Core values "Ideas about how the Earth's core evolved through [our planet's] history are really changing at the moment," lead researcher Dr Richard Harrison, from the University of Cambridge, told BBC News.
"We believe that Earth's magnetic field is linked to core solidification. Earth's solid inner core may have started to form at very interesting time in terms of the evolution of life on Earth.
"By studying an asteroid we get to see this in fast forward. We can see the start of core solidification in the magnetic records as well as its end, and start to think about how these processes work on Earth."
Tiny particles, smaller than one thousandth the width of a human hair, trapped within the metal have retained the magnetic signature of the parent asteroid from its birth in the early Solar System.

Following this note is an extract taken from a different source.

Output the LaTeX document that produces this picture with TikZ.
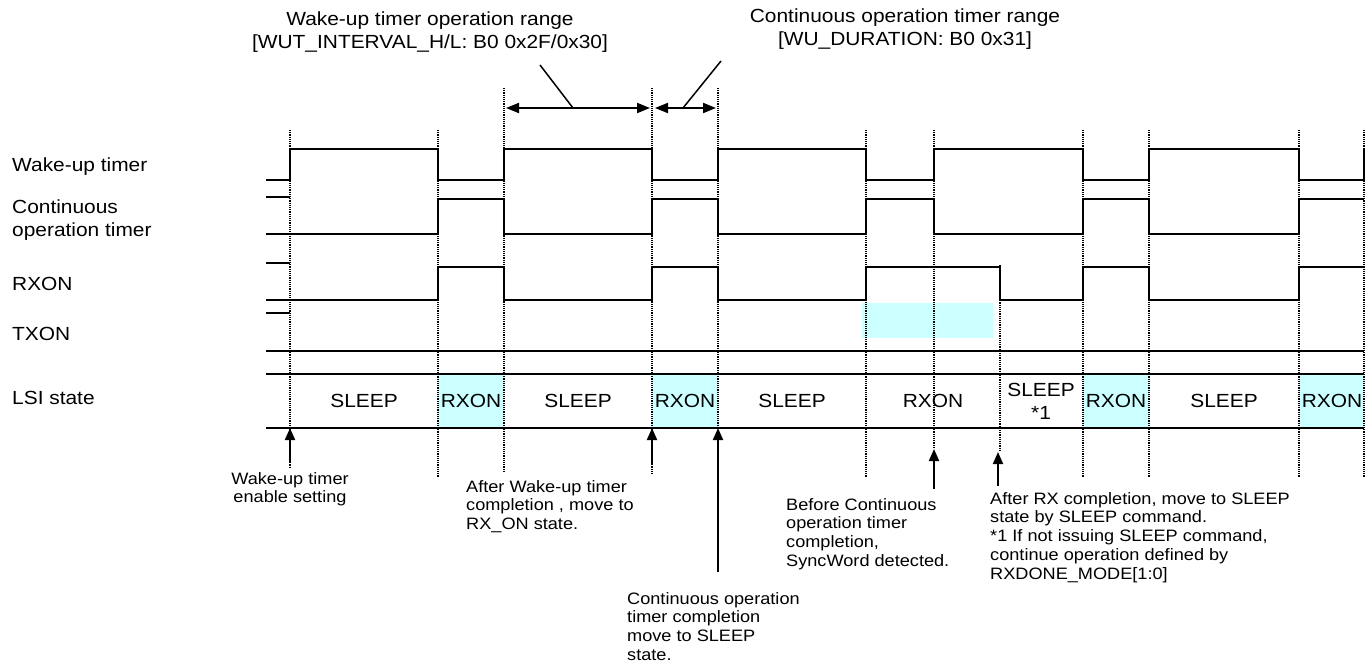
\documentclass[tikz,border=0pt]{standalone}
\usepackage{fontspec}
\setmainfont{Liberation Sans}[FakeStretch=1.1]
\usepackage{tikz}
\usetikzlibrary{arrows.meta}
\definecolor{rxcyan}{RGB}{204,255,255}

\begin{document}
\begin{tikzpicture}[x=1pt,y=-1pt,
  sig/.style={line width=2pt},
  grid/.style={densely dotted,line width=1.2pt},
  lbl/.style={anchor=west,inner sep=0pt,align=left,font=\fontsize{19}{23}\selectfont},
  st/.style={inner sep=0pt,align=center,font=\fontsize{19}{23}\selectfont},
  note/.style={inner sep=0pt,font=\fontsize{16.5}{18.8}\selectfont},
  up/.style={-{Triangle[length=12pt,width=10pt]},line width=2pt},
  spanarrow/.style={{Triangle[length=13pt,width=10pt]}-{Triangle[length=13pt,width=10pt]},line width=2pt}]
\fill[white] (0,0) rectangle (1368,666);

% cyan areas
\fill[rxcyan] (862,303) rectangle (993,338);
\foreach \a/\b in {438/504,652/718,1083/1149,1299/1364}
  \fill[rxcyan] (\a,374) rectangle (\b,428);

% dotted time marks
\foreach \x/\t/\b in {290/130/468,438/130/477,504/88/472,652/88/475,718/88/428,
  866/130/477,934/130/449,1000/265/452,1083/130/477,1149/130/477,1299/130/477,1364/130/477}
  \draw[grid] (\x,\t) -- (\x,\b);

% signal names
\node (wut) [lbl] at (12,167) {Wake-up timer};
\node (cot) [lbl] at (12,220) {Continuous\\operation timer};
\node (rxon) [lbl] at (12,284) {RXON};
\node (txon) [lbl] at (12,334) {TXON};
\node (lsi) [lbl] at (12,398) {LSI state};

% waveforms
\draw[sig] (266,180) -- (290,180) -- (290,149) -- (438,149) -- (438,180) -- (504,180) -- (504,149)
  -- (652,149) -- (652,180) -- (718,180) -- (718,149) -- (866,149) -- (866,180) -- (934,180)
  -- (934,149) -- (1083,149) -- (1083,180) -- (1149,180) -- (1149,149) -- (1299,149)
  -- (1299,180) -- (1364,180) -- (1364,149);
\draw[sig] (266,197) -- (290,197);
\draw[sig] (266,234) -- (438,234) -- (438,199) -- (504,199) -- (504,234) -- (652,234) -- (652,199)
  -- (718,199) -- (718,234) -- (866,234) -- (866,199) -- (934,199) -- (934,234) -- (1083,234)
  -- (1083,199) -- (1149,199) -- (1149,234) -- (1299,234) -- (1299,199) -- (1364,199);
\draw[sig] (266,263) -- (290,263);
\draw[sig] (266,300) -- (438,300) -- (438,267) -- (504,267) -- (504,300) -- (652,300) -- (652,267)
  -- (718,267) -- (718,300) -- (866,300) -- (866,267) -- (1000,267) -- (1000,300) -- (1083,300)
  -- (1083,267) -- (1149,267) -- (1149,300) -- (1299,300) -- (1299,267) -- (1364,267);
\draw[sig] (266,313) -- (290,313);
\draw[sig] (266,351) -- (1364,351);
\draw[sig] (266,374) -- (1364,374);
\draw[sig] (266,428) -- (1364,428);

% LSI states
\node (s1) [st] at (364,401) {SLEEP};
\node (s2) [st] at (471,401) {RXON};
\node (s3) [st] at (578,401) {SLEEP};
\node (s4) [st] at (685,401) {RXON};
\node (s5) [st] at (792,401) {SLEEP};
\node (s6) [st] at (933,401) {RXON};
\node (s7) [st] at (1041,401) {SLEEP\\*1};
\node (s8) [st] at (1116,401) {RXON};
\node (s9) [st] at (1224,401) {SLEEP};
\node (s10) [st] at (1332,401) {RXON};

% ranges
\node (wutr) [st] at (430,32) {Wake-up timer operation range\\{}[WUT\_INTERVAL\_H/L: B0 0x2F/0x30]};
\node (cotr) [st] at (905,29) {Continuous operation timer range\\{}[WU\_DURATION: B0 0x31]};
\coordinate (r1) at (506,108);
\coordinate (r2) at (650,108);
\coordinate (r3) at (655,108);
\coordinate (r4) at (716,108);
\draw[spanarrow] (r1) -- (r2);
\draw[spanarrow] (r3) -- (r4);
\coordinate (k1) at (540,65);
\coordinate (k2) at (573,108);
\coordinate (k3) at (721,61);
\coordinate (k4) at (683,108);
\draw[line width=1.5pt] (k1) -- (k2);
\draw[line width=1.5pt] (k3) -- (k4);

% notes
\node (n1) [note,align=center,anchor=north] at (290,472) {Wake-up timer\\enable setting};
\node (n2) [note,align=left,anchor=north west] at (466,480) {After Wake-up timer\\completion , move to\\RX\_ON state.};
%\node (n3) [note,align=left,anchor=north west] at (627,597) {Continuous operation\\timer completion\\move to SLEEP\\state.};
\node (n3) [note,align=left,anchor=north west] at (627,592) {Continuous operation\\timer completion\\move to SLEEP\\state.};
\node (n4) [note,align=left,anchor=north west] at (786,498) {Before Continuous\\operation timer\\completion,\\SyncWord detected.};
\node (n5) [note,align=left,anchor=north west] at (990,492) {After RX completion, move to SLEEP\\state by SLEEP command.\\*1 If not issuing SLEEP command,\\continue operation defined by\\RXDONE\_MODE[1:0]};

% arrows to the marks
\coordinate (t1) at (290,428);
\coordinate (b1) at (290,463);
\coordinate (t2) at (652,428);
\coordinate (b2) at (652,464);
\coordinate (t3) at (718,428);
\coordinate (b3) at (718,572);
\coordinate (t4) at (934,449);
\coordinate (b4) at (934,489);
\coordinate (t5) at (998,452);
\coordinate (b5) at (998,486);
\draw[up] (b1) -- (t1);
\draw[up] (b2) -- (t2);
\draw[up] (b3) -- (t3);
\draw[up] (b4) -- (t4);
\draw[up] (b5) -- (t5);
\end{tikzpicture}
\end{document}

"We're taking ancient magnetic field measurements in nano-scale materials to the highest ever resolution in order to piece together the magnetic history of asteroids - it's like a cosmic archaeological mission," said Dr James Bryson, the paper's lead author.
"Since asteroids are much smaller than Earth, they cooled much more quickly, so these processes occur on a shorter timescales, enabling us to study the whole process of core solidification."
Prof Wyn William, from the University of Edinburgh, who was not involved in the study, commented: "To be able to get a time stamp on these recordings, to get a cooling rate and the time of solidification, is fantastic. It's a very nice piece of work."
The key to the long-lived stability of the recording is the atomic-scale structure of the iron-nickel particles that grew slowly in the asteroid core and survived in the meteorites.
Making a final comment on the results, Dr Harrison said: "In our meteorites we've been able to capture both the beginning and end of core freezing, which will help us understand how these processes affected the Earth in the past and provide a possible glimpse of what might happen in the future."